Whoever is holding the single winning ticket for the $521 Mega Millions jackpot is about to discover the tricky part of winning big: remaining anonymous.
The ticket for Friday night's drawing was purchased in New Jersey, a state that does not allow lottery winners to claim their prize anonomously.
While the winner could claim the prize via a trust, New Jersey lottery officials can release the person's name and home town due to state laws, said Jason Kurland, an attorney with Certilman Balin Adler & Hyman, a law firm in East Meadow, New York.
Only a handful of states let winners remain anonymous when they collect their prize. Yet experts say it's the most important step to take to protect your sudden wealth.
Whether the winner can shield their identity or not, they should assemble a team of professionals who are experienced in helping lottery winners. That includes an attorney — this should be the first call — an accountant and a financial advisor. These experts should be chosen carefully.
Here are some tips for whoever is holding that winning ticket to maintain their privacy as much as possible.
Your first urge might be to share your exciting news with, well, the world. However, the fewer people who know, the better — even if you are able to claim your prize anonymously.
"Obviously it may be impossible to keep it from immediate family, but news like this travels quickly," said Kurland, who specializes in helping lottery winners.
Past winners have discovered the hard way that long-lost friends and relatives can come out of the woodwork looking for a piece of the prize. And it can happen even if you claim your money anonymously.
"Try to keep the circle of people who know as small as possible," Kurland said.
If you won't be able to remain anonymous when you collect your winnings, shut down your social media accounts in advance, Kurland said.
"The media will try to find as many pictures of a winner as possible, and social media is the first place to look," Kurland said. "You also want to make sure there's as little personal information out there like your phone number or address."
While any determined snooper or scammer could probably track down that information, you don't want to make it easy for them.
Kurland said he advises big-jackpot winners to skip out the day they claim their prize.
"Just being out of town for a few days can help," Kurland said. "In this 24-hour news cycle, the interest in a winner will hopefully disappear after a few days.
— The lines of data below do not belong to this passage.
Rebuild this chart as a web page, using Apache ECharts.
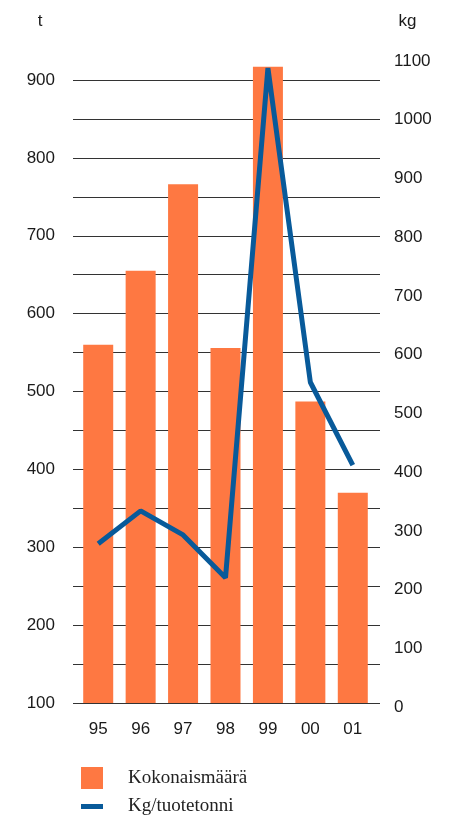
<!DOCTYPE html>
<html>
<head>
<meta charset="utf-8">
<script src="https://cdn.jsdelivr.net/npm/echarts@6/dist/echarts.min.js"></script>
<style>
html,body{margin:0;padding:0;background:#fff;}
#chart{width:449px;height:816px;}
</style>
</head>
<body>
<div id="chart"></div>
<script>
const categories = ['95', '96', '97', '98', '99', '00', '01'];
const totalTonnes = [560, 655, 766, 556, 917, 487, 370];
const kgPerTonne = [278, 334, 293, 220, 1088, 553, 412];
const seriesNames = ['Kokonaismäärä', 'Kg/tuotetonni'];
const leftUnit = 't';
const rightUnit = 'kg';

const SANS = '"Liberation Sans", Arial, Helvetica, sans-serif';
const SERIF = '"Liberation Serif", "Times New Roman", serif';
const ORANGE = '#fe7842';
const BLUE = '#085a9a';
const GRID = '#333';

const chart = echarts.init(document.getElementById('chart'));
chart.setOption({
  animation: false,
  backgroundColor: '#fff',
  grid: [
    {left: 73, right: 69, top: 80, bottom: 113},
    {left: 77, right: 75, top: 60.53, bottom: 113},
    {left: 77, right: 75, top: 61, bottom: 109}
  ],
  xAxis: [
    {type: 'category', gridIndex: 0, data: categories, show: false},
    {type: 'category', gridIndex: 1, data: categories,
     axisLine: {show: false}, axisTick: {show: false},
     axisLabel: {margin: 18, fontSize: 17, color: '#1a1a1a', fontFamily: SANS}},
    {type: 'category', gridIndex: 2, data: categories, show: false}
  ],
  yAxis: [
    {type: 'value', gridIndex: 0, min: 100, max: 900, interval: 50,
     name: leftUnit, nameLocation: 'end', nameGap: 50,
     nameTextStyle: {fontSize: 17, color: '#1a1a1a', fontFamily: SANS, align: 'center', padding: [0, 66, 0, 0]},
     axisLine: {show: false}, axisTick: {show: false},
     splitLine: {show: true, lineStyle: {color: GRID, width: 1}},
     axisLabel: {margin: 18, fontSize: 17, color: '#1a1a1a', fontFamily: SANS,
       formatter: v => (v % 100 === 0 ? String(v) : '')}},
    {type: 'value', gridIndex: 1, min: 100, max: 925, show: false},
    {type: 'value', gridIndex: 2, position: 'right', min: 0, max: 1100, interval: 100,
     name: rightUnit, nameLocation: 'end', nameGap: 31,
     nameTextStyle: {fontSize: 17, color: '#1a1a1a', fontFamily: SANS, align: 'center', padding: [0, 0, 0, 67]},
     axisLine: {show: false}, axisTick: {show: false}, splitLine: {show: false},
     axisLabel: {margin: 20, fontSize: 17, color: '#1a1a1a', fontFamily: SANS,
       formatter: v => String(v)}}
  ],
  legend: [
    {data: [seriesNames[0]], left: 81, top: 767, orient: 'vertical', padding: 0,
     icon: 'rect', itemWidth: 22, itemHeight: 22, selectedMode: false,
     textStyle: {fontFamily: SERIF, fontSize: 19, color: '#222', padding: [0, 0, 0, 20]}},
    {data: [{name: seriesNames[1], icon: 'rect', itemStyle: {color: BLUE}}], left: 81, top: 797, orient: 'vertical', padding: 0,
     itemWidth: 22, itemHeight: 5, selectedMode: false,
     textStyle: {fontFamily: SERIF, fontSize: 19, color: '#222', padding: [0, 0, 0, 20]}}
  ],
  series: [
    {name: seriesNames[0], type: 'bar', xAxisIndex: 1, yAxisIndex: 1,
     data: totalTonnes, barWidth: 30,
     itemStyle: {color: ORANGE}},
    {name: seriesNames[1], type: 'line', xAxisIndex: 2, yAxisIndex: 2,
     data: kgPerTonne, symbol: 'none', clip: false,
     lineStyle: {color: BLUE, width: 5, join: 'bevel', cap: 'butt'},
     itemStyle: {color: BLUE}}
  ]
});
</script>
</body>
</html>
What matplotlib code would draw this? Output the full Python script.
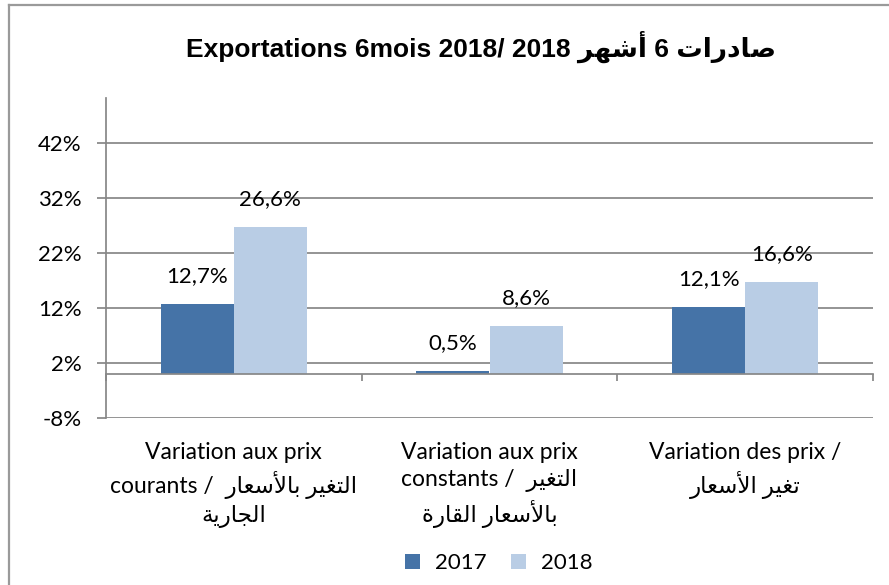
import numpy as np
import matplotlib
matplotlib.use("Agg")
import matplotlib.pyplot as plt
from matplotlib.lines import Line2D
from matplotlib.transforms import blended_transform_factory

plt.rcParams['font.family'] = ['Lato', 'DejaVu Sans']

# Arabic presentation forms (iso, fin[, ini, med]) so the text joins and reads right to left
FORMS = {
    'ا': ('\uFE8D', '\uFE8E'), 'أ': ('\uFE83', '\uFE84'),
    'د': ('\uFEA9', '\uFEAA'), 'ر': ('\uFEAD', '\uFEAE'),
    'ة': ('\uFE93', '\uFE94'),
    'ب': ('\uFE8F', '\uFE90', '\uFE91', '\uFE92'),
    'ت': ('\uFE95', '\uFE96', '\uFE97', '\uFE98'),
    'ج': ('\uFE9D', '\uFE9E', '\uFE9F', '\uFEA0'),
    'س': ('\uFEB1', '\uFEB2', '\uFEB3', '\uFEB4'),
    'ش': ('\uFEB5', '\uFEB6', '\uFEB7', '\uFEB8'),
    'ص': ('\uFEB9', '\uFEBA', '\uFEBB', '\uFEBC'),
    'ع': ('\uFEC9', '\uFECA', '\uFECB', '\uFECC'),
    'غ': ('\uFECD', '\uFECE', '\uFECF', '\uFED0'),
    'ق': ('\uFED5', '\uFED6', '\uFED7', '\uFED8'),
    'ل': ('\uFEDD', '\uFEDE', '\uFEDF', '\uFEE0'),
    'ه': ('\uFEE9', '\uFEEA', '\uFEEB', '\uFEEC'),
    'ي': ('\uFEF1', '\uFEF2', '\uFEF3', '\uFEF4'),
}
LAM_ALEF = {'ا': ('\uFEFB', '\uFEFC'), 'أ': ('\uFEF7', '\uFEF8')}


def shape_word(word):
    tokens = []
    i = 0
    while i < len(word):
        if word[i] == 'ل' and i + 1 < len(word) and word[i + 1] in LAM_ALEF:
            tokens.append(('lig', LAM_ALEF[word[i + 1]]))
            i += 2
        else:
            tokens.append(('ch', FORMS[word[i]]))
            i += 1
    out = []
    for k, (kind, f) in enumerate(tokens):
        prev_joins = k > 0 and tokens[k - 1][0] == 'ch' and len(tokens[k - 1][1]) == 4
        next_joins = kind == 'ch' and len(f) == 4 and k + 1 < len(tokens)
        if prev_joins and next_joins:
            out.append(f[3])
        elif prev_joins:
            out.append(f[1])
        elif next_joins:
            out.append(f[2])
        else:
            out.append(f[0])
    return ''.join(reversed(out))


def ar(phrase):
    return ' '.join(shape_word(w) for w in reversed(phrase.split(' ')))


title = "Exportations 6mois 2018/ 2018 " + ar("أشهر") + " 6 " + ar("صادرات")
categories = [
    "Variation aux prix\ncourants /  " + ar("التغير بالأسعار") + "\n" + ar("الجارية"),
    "Variation aux prix\nconstants /  " + ar("التغير") + "\n" + ar("بالأسعار القارة"),
    "Variation des prix /\n" + ar("تغير الأسعار"),
]
series_names = ['2017', '2018']
v2017 = [12.7, 0.5, 12.1]
v2018 = [26.6, 8.6, 16.6]
yticks = [-8, 2, 12, 22, 32, 42]

c2017 = '#4573A7'
c2018 = '#B9CDE5'
grey = '#878787'

W, H = 889, 585
fig = plt.figure(figsize=(W / 100, H / 100), dpi=100)
ax = fig.add_axes([106 / W, 1 - 417.7 / H, (873 - 106) / W, (417.7 - 98) / H])

x = np.arange(len(categories))
w = 0.2857
b1 = ax.bar(x - w / 2, v2017, w, color=c2017, label=series_names[0])
b2 = ax.bar(x + w / 2, v2018, w, color=c2018, label=series_names[1])

for bars, vals in [(b1, v2017), (b2, v2018)]:
    for r, v in zip(bars, vals):
        ax.annotate(f"{v:.1f}%".replace('.', ','), (r.get_x() + r.get_width() / 2, v),
                    xytext=(0, 28), textcoords='offset pixels',
                    ha='center', va='center', fontsize=16, color='black')

ax.set_xlim(-0.5, 2.5)
ax.set_ylim(-8, 50.1)
ax.set_yticks(yticks)
ax.set_yticklabels([f"{t}%" for t in yticks])
ax.yaxis.grid(True, color=grey, linewidth=1.25)
ax.set_axisbelow(True)

ax.set_xticks([-0.5, 0.5, 1.5, 2.5])
ax.set_xticklabels([])
ax.spines['bottom'].set_position(('data', 0))
for s in ['top', 'right']:
    ax.spines[s].set_visible(False)
for s in ['left', 'bottom']:
    ax.spines[s].set_color(grey)
    ax.spines[s].set_linewidth(1.25)
ax.tick_params(axis='y', length=6.5, width=1.25, color=grey, pad=11, labelsize=16)
ax.tick_params(axis='x', length=5, width=1.25, color=grey, direction='out')

tr = blended_transform_factory(ax.transData, fig.transFigure)
for i, lab in enumerate(categories):
    ax.text(i, 1 - 442 / H, lab, transform=tr, ha='center', va='top',
            multialignment='center', fontsize=16.5, linespacing=1.35)

fig.text(481 / W, 1 - 47 / H, title, ha='center', va='center', fontsize=19,
         fontweight='bold', family=['Liberation Sans', 'DejaVu Sans'])

fig.legend(handles=[b1, b2], loc='center', bbox_to_anchor=(499 / W, 1 - 563 / H), ncol=2,
           frameon=False, fontsize=16, handlelength=0.65, handleheight=0.65,
           handletextpad=0.7, columnspacing=1.1)

# chart border (cut off at right and bottom in the reference)
fig.add_artist(Line2D([9 / W, 9 / W], [0, 1 - 5 / H], color='#9a9a9a', linewidth=1.6))
fig.add_artist(Line2D([9 / W, 1], [1 - 5 / H, 1 - 5 / H], color='#9a9a9a', linewidth=1.6))

fig.savefig('out.png', dpi=100)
If you can avoid being around for a week, you might be able to escape the initial exposure."
Even in states that let you collect your winnings anonymously, lottery officials might reveal the town where you live.
"Everyone there will be looking around to see who is spending more, who quit their job, who is taking big vacations," Kurland said. "Winners should enjoy their new-found wealth, but if anonymity is a main concern, it can be a difficult balance to strike."